:: Source data
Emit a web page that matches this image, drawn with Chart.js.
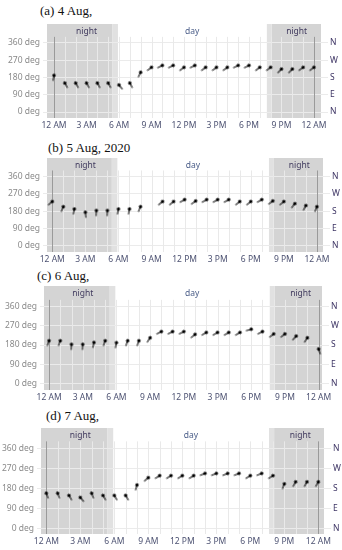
<!DOCTYPE html>
<html lang="en">
<head>
<meta charset="UTF-8">
<title>Wind direction 4-7 Aug</title>
<script src="https://cdn.jsdelivr.net/npm/chart.js"></script>
<style>
    body { margin: 0; background: #fff; width: 342px; height: 550px; position: relative; overflow: hidden; }
    .titulo { position: absolute; font-family: 'Liberation Serif', serif; font-size: 13px; color: #111; white-space: nowrap; }
    .painel { position: absolute; left: 0; width: 342px; }
</style>
</head>
<body>
<div class="titulo" style="left:40px; top:3px">(a) 4 Aug,</div>
<div class="painel" id="p1"><canvas id="g1"></canvas></div>
<div class="titulo" style="left:48px; top:140px">(b) 5 Aug, 2020</div>
<div class="painel" id="p2"><canvas id="g2"></canvas></div>
<div class="titulo" style="left:37px; top:268px">(c) 6 Aug,</div>
<div class="painel" id="p3"><canvas id="g3"></canvas></div>
<div class="titulo" style="left:46px; top:408px">(d) 7 Aug,</div>
<div class="painel" id="p4"><canvas id="g4"></canvas></div>
<script>
    // horas do dia (0 = 12 AM ... 24 = 12 AM do dia seguinte)
    const horas = [0, 1, 2, 3, 4, 5, 6, 7, 8, 9, 10, 11, 12, 13, 14, 15, 16, 17, 18, 19, 20, 21, 22, 23, 24];
    const rotulosX = ['12 AM', '3 AM', '6 AM', '9 AM', '12 PM', '3 PM', '6 PM', '9 PM', '12 AM'];
    const ticksGraus = [0, 90, 180, 270, 360];
    const pontosCardeais = ['N', 'E', 'S', 'W', 'N'];

    // direção do vento (graus) por hora
    const dir4Ago = [191, 151, 151, 151, 151, 151, 141, 151, 207, 233, 243, 243, 233, 243, 233, 233, 233, 243, 243, 233, 233, 224, 224, 233, 233];
    const dir5Ago = [230, 203, 191, 174, 183, 183, 191, 191, 203, null, 230, 230, 240, 233, 240, 240, 240, 230, 230, 240, 233, 230, 219, 209, 203];
    const dir6Ago = [200, 200, 183, 183, 192, 200, 191, 200, 200, 214, 243, 243, 243, 230, 239, 239, 239, 239, 254, 243, 232, 232, 222, 214, 161];
    const dir7Ago = [159, 159, 149, 140, 159, 149, 149, 149, 196, 229, 238, 238, 238, 238, 248, 248, 248, 248, 238, 248, 238, 201, 210, 210, 210];

    // noite / crepúsculo (horas)
    const noiteFimManha = 5.4, nascer = 5.9, por = 19.65, noiteInicio = 20.1;

    // geometria de cada painel: topo, altura da área, limites dos eixos
    const paineis = [
        { id: 'g1', box: 'p1', topo: 24, area: 94, esq: 47, dir: 321, xmin: -0.65, xmax: 24.65, ymin: -31, ymax: 459, dados: dir4Ago },
        { id: 'g2', box: 'p2', topo: 158, area: 94, esq: 47, dir: 323, xmin: -0.48, xmax: 24.55, ymin: -33, ymax: 457, dados: dir5Ago },
        { id: 'g3', box: 'p3', topo: 286, area: 104, esq: 44, dir: 322, xmin: -0.45, xmax: 24.3, ymin: -31, ymax: 457, dados: dir6Ago },
        { id: 'g4', box: 'p4', topo: 428, area: 106, esq: 41, dir: 324, xmin: -0.47, xmax: 24.5, ymin: -24, ymax: 452, dados: dir7Ago }
    ];

    function criarSeta() {
        const c = document.createElement('canvas');
        c.width = 16; c.height = 16;
        const g = c.getContext('2d');
        g.strokeStyle = '#111';
        g.lineWidth = 1.1;
        g.beginPath(); g.moveTo(8, 8); g.lineTo(8, 13.5); g.stroke();
        g.fillStyle = '#000';
        g.beginPath(); g.arc(8, 8, 1.7, 0, Math.PI * 2); g.fill();
        return c;
    }
    const seta = criarSeta();

    const fundoNoite = {
        id: 'fundoNoite',
        beforeDraw(chart) {
            const { ctx, chartArea: a, scales: { x } } = chart;
            const px = v => x.getPixelForValue(v);
            ctx.save();
            ctx.fillStyle = '#d4d4d4';
            ctx.fillRect(a.left, a.top, px(noiteFimManha) - a.left, a.bottom - a.top);
            ctx.fillRect(px(noiteInicio), a.top, a.right - px(noiteInicio), a.bottom - a.top);
            ctx.fillStyle = '#e1e1e1';
            ctx.fillRect(px(noiteFimManha), a.top, px(nascer) - px(noiteFimManha), a.bottom - a.top);
            ctx.fillRect(px(por), a.top, px(noiteInicio) - px(por), a.bottom - a.top);
            ctx.restore();
        },
        beforeDatasetsDraw(chart) {
            const { ctx, chartArea: a, scales: { x, y } } = chart;
            const topoLinhas = y.getPixelForValue(392);
            ctx.save();
            ctx.lineWidth = 1;
            ctx.strokeStyle = '#e9e9e9';
            horas.forEach(h => {
                if (h === 0 || h === 24) return;
                const p = Math.round(x.getPixelForValue(h)) + 0.5;
                ctx.beginPath(); ctx.moveTo(p, topoLinhas); ctx.lineTo(p, a.bottom); ctx.stroke();
            });
            // meia-noite
            ctx.strokeStyle = '#9a9a9a';
            [0, 24].forEach(h => {
                const p = Math.round(x.getPixelForValue(h)) + 0.5;
                ctx.beginPath(); ctx.moveTo(p, topoLinhas); ctx.lineTo(p, a.bottom); ctx.stroke();
            });
            ctx.font = "8.5px 'Noto Sans', sans-serif";
            ctx.textAlign = 'center';
            ctx.textBaseline = 'middle';
            ctx.fillStyle = '#403a5e';
            const yRot = a.top + 8;
            ctx.fillText('night', x.getPixelForValue(3), yRot);
            ctx.fillText('night', x.getPixelForValue(22.4), yRot);
            ctx.fillStyle = '#4a5d88';
            ctx.fillText('day', x.getPixelForValue(12.75), yRot);
            ctx.restore();
        }
    };

    Chart.defaults.font.family = "'Noto Sans', sans-serif";
    Chart.defaults.font.size = 8.5;

    function semPadding(s) {
        s.paddingTop = 0;
        s.paddingBottom = 0;
    }

    function criarPainel(p) {
        const box = document.getElementById(p.box);
        box.style.top = p.topo + 'px';
        box.style.height = (p.area + 15) + 'px';
        const pontos = horas.map((h, i) => ({ x: h, y: p.dados[i] }));
        new Chart(document.getElementById(p.id), {
            type: 'scatter',
            data: {
                datasets: [{
                    data: pontos,
                    pointStyle: seta,
                    rotation: ctx => (ctx.raw && ctx.raw.y != null ? ctx.raw.y - 180 : 0),
                    pointRadius: 3
                }]
            },
            options: {
                responsive: true,
                maintainAspectRatio: false,
                animation: false,
                layout: { padding: 0, autoPadding: false },
                plugins: { legend: { display: false }, tooltip: { enabled: false } },
                scales: {
                    x: {
                        type: 'linear',
                        min: p.xmin, max: p.xmax,
                        afterBuildTicks: s => { s.ticks = horas.filter(h => h % 3 === 0).map(h => ({ value: h })); },
                        afterFit: s => { s.height = 15; s.paddingLeft = 0; s.paddingRight = 0; },
                        grid: { display: false, drawTicks: false },
                        border: { display: false },
                        ticks: {
                            padding: 2, maxRotation: 0, autoSkip: false, color: '#4d5272',
                            callback: v => rotulosX[v / 3]
                        }
                    },
                    y: {
                        position: 'left',
                        min: p.ymin, max: p.ymax,
                        afterBuildTicks: s => { s.ticks = ticksGraus.map(v => ({ value: v })); },
                        afterFit: s => { s.width = p.esq; semPadding(s); },
                        grid: { color: '#ebebeb', tickLength: 4 },
                        border: { display: false },
                        ticks: { color: '#8a8a8a', padding: 3, callback: v => v + ' deg' }
                    },
                    y2: {
                        position: 'right',
                        min: p.ymin, max: p.ymax,
                        afterBuildTicks: s => { s.ticks = ticksGraus.map(v => ({ value: v })); },
                        afterFit: s => { s.width = 342 - p.dir; semPadding(s); },
                        grid: { color: '#ebebeb', drawOnChartArea: false, tickLength: 7 },
                        border: { display: false },
                        ticks: { color: '#3d3464', padding: 2, callback: (v, i) => pontosCardeais[i] }
                    }
                }
            },
            plugins: [fundoNoite]
        });
    }

    paineis.forEach(criarPainel);
</script>
</body>
</html>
::::
## Task to complete
Pictures excluded, repeat exactly the lines from the top of the material through the line with "const pontosCardeais = ['N', 'E', 'S', 'W', 'N'];", including both of those lines.

## Solved exercise
Emit a web page that matches this image, drawn with Chart.js.
<!DOCTYPE html>
<html lang="en">
<head>
<meta charset="UTF-8">
<title>Wind direction 4-7 Aug</title>
<script src="https://cdn.jsdelivr.net/npm/chart.js"></script>
<style>
    body { margin: 0; background: #fff; width: 342px; height: 550px; position: relative; overflow: hidden; }
    .titulo { position: absolute; font-family: 'Liberation Serif', serif; font-size: 13px; color: #111; white-space: nowrap; }
    .painel { position: absolute; left: 0; width: 342px; }
</style>
</head>
<body>
<div class="titulo" style="left:40px; top:3px">(a) 4 Aug,</div>
<div class="painel" id="p1"><canvas id="g1"></canvas></div>
<div class="titulo" style="left:48px; top:140px">(b) 5 Aug, 2020</div>
<div class="painel" id="p2"><canvas id="g2"></canvas></div>
<div class="titulo" style="left:37px; top:268px">(c) 6 Aug,</div>
<div class="painel" id="p3"><canvas id="g3"></canvas></div>
<div class="titulo" style="left:46px; top:408px">(d) 7 Aug,</div>
<div class="painel" id="p4"><canvas id="g4"></canvas></div>
<script>
    // horas do dia (0 = 12 AM ... 24 = 12 AM do dia seguinte)
    const horas = [0, 1, 2, 3, 4, 5, 6, 7, 8, 9, 10, 11, 12, 13, 14, 15, 16, 17, 18, 19, 20, 21, 22, 23, 24];
    const rotulosX = ['12 AM', '3 AM', '6 AM', '9 AM', '12 PM', '3 PM', '6 PM', '9 PM', '12 AM'];
    const ticksGraus = [0, 90, 180, 270, 360];
    const pontosCardeais = ['N', 'E', 'S', 'W', 'N'];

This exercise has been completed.